• _YOUR INSTRUCTIONS_: Working from the top of the listing below, retype each line through the line containing "import plotly.graph_objects as go", both included, with no pictures.

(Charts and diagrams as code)
----
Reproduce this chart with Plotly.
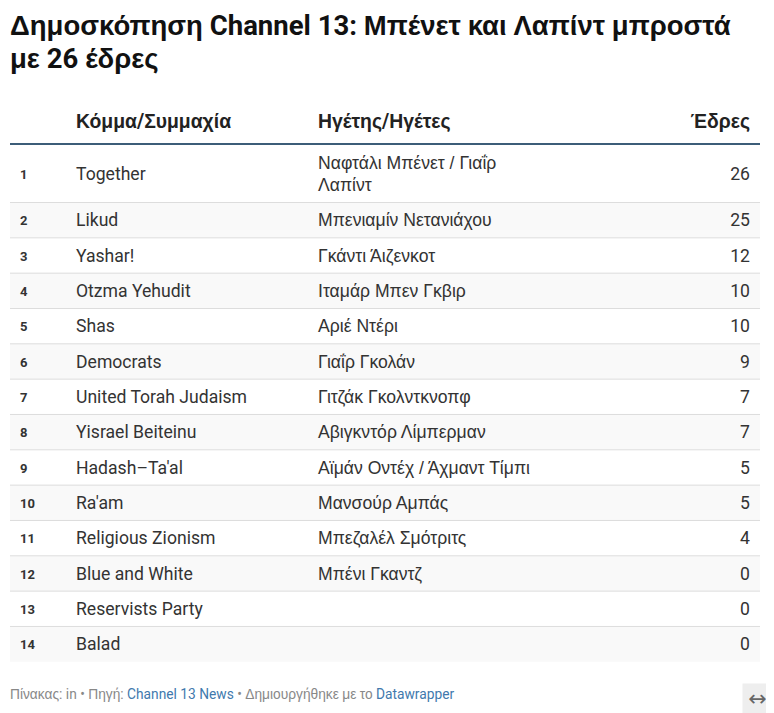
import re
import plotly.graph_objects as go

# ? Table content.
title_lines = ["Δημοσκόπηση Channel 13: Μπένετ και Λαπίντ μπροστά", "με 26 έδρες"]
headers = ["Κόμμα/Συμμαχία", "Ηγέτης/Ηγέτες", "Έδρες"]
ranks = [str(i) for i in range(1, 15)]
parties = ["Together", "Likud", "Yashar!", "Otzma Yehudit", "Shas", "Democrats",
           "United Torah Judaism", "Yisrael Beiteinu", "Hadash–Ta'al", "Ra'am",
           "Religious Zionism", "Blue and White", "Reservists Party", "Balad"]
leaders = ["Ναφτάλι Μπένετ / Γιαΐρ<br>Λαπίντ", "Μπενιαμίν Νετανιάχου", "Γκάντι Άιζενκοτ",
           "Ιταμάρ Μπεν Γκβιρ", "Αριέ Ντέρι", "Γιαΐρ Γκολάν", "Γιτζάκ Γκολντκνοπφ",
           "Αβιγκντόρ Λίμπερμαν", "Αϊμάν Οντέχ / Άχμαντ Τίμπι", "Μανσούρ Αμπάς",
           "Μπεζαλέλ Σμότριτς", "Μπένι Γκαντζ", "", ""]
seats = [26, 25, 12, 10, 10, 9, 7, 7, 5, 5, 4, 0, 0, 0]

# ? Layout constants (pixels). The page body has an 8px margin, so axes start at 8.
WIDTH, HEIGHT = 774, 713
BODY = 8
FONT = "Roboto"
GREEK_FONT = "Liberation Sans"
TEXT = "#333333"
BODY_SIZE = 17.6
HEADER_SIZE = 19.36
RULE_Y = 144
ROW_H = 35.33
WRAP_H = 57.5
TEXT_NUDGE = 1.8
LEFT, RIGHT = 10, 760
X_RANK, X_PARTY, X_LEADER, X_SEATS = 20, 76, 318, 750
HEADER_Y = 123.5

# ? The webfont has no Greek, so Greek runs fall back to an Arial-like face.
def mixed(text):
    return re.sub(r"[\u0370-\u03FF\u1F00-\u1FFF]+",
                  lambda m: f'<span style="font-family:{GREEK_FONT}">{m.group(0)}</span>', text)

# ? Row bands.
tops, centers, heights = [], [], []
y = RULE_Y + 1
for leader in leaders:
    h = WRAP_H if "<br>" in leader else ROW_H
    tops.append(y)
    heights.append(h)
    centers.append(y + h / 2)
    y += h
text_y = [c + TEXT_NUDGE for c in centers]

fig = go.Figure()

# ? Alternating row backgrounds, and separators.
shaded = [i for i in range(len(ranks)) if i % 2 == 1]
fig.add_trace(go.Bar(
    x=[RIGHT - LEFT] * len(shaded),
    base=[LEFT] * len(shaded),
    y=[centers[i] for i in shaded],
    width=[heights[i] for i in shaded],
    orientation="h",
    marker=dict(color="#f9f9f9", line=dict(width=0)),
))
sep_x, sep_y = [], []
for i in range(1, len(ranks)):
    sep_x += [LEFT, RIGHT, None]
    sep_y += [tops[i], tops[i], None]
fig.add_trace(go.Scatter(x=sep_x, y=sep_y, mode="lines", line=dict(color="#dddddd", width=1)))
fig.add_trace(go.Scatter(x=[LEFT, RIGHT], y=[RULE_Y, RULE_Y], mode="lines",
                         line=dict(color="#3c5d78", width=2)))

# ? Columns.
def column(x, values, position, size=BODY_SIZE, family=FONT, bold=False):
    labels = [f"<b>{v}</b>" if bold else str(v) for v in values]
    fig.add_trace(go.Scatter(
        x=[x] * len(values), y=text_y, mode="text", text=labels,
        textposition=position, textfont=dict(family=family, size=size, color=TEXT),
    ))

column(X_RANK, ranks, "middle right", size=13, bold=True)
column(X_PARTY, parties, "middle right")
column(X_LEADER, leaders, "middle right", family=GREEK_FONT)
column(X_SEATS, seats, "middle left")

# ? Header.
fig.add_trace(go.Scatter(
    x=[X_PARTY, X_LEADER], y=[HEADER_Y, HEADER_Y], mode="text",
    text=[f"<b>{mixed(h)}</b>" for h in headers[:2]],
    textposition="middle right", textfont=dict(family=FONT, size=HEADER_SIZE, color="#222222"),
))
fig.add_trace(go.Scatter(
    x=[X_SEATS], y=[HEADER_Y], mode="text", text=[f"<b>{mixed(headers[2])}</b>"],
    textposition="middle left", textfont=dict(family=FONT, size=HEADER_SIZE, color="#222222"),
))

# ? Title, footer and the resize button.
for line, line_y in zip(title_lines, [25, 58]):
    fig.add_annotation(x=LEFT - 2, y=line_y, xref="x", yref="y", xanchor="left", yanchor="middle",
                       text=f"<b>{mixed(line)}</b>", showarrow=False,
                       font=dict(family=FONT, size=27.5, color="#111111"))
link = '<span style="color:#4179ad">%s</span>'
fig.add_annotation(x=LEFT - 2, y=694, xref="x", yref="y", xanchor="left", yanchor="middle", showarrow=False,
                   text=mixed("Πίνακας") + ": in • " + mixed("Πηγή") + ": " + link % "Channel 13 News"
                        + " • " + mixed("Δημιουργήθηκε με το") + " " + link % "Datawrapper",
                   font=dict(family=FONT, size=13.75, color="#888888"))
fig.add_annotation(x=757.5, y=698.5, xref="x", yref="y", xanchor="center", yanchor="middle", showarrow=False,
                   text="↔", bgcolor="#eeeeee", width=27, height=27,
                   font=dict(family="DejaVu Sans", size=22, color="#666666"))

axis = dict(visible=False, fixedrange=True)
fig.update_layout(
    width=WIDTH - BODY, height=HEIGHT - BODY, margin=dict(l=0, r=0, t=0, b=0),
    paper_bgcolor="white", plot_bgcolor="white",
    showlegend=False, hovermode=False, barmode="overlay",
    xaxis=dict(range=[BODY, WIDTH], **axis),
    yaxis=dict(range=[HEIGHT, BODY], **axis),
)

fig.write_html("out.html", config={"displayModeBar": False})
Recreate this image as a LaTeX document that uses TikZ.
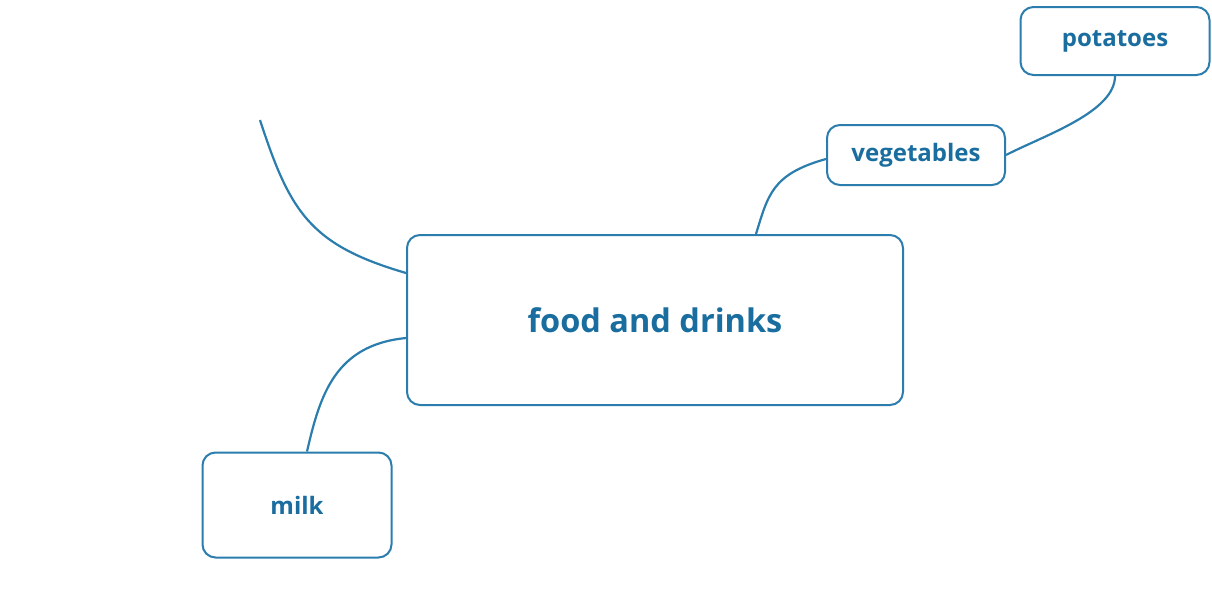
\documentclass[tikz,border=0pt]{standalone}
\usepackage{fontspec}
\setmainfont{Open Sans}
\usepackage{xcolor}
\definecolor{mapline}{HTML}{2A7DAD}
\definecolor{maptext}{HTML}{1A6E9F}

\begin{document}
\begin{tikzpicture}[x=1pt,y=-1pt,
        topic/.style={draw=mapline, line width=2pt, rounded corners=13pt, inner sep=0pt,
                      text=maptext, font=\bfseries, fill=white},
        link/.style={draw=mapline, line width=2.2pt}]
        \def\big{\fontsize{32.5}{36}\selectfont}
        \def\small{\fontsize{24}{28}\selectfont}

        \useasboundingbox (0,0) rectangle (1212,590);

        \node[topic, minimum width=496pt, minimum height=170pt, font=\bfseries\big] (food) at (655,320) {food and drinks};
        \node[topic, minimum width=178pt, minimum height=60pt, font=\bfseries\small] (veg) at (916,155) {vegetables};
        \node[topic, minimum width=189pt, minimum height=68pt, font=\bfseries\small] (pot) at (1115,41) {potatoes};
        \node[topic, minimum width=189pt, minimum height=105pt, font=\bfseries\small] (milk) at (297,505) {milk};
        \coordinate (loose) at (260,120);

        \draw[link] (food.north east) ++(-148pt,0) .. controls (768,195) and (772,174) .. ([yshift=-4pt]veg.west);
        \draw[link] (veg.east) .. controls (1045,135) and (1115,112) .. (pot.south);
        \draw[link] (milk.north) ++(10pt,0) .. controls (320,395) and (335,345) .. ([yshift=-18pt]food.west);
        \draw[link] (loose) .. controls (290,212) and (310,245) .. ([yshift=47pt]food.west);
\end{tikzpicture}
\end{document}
----
• _RESULT BELOW_:
Reproduce this chart with Plotly.
import re
import plotly.graph_objects as go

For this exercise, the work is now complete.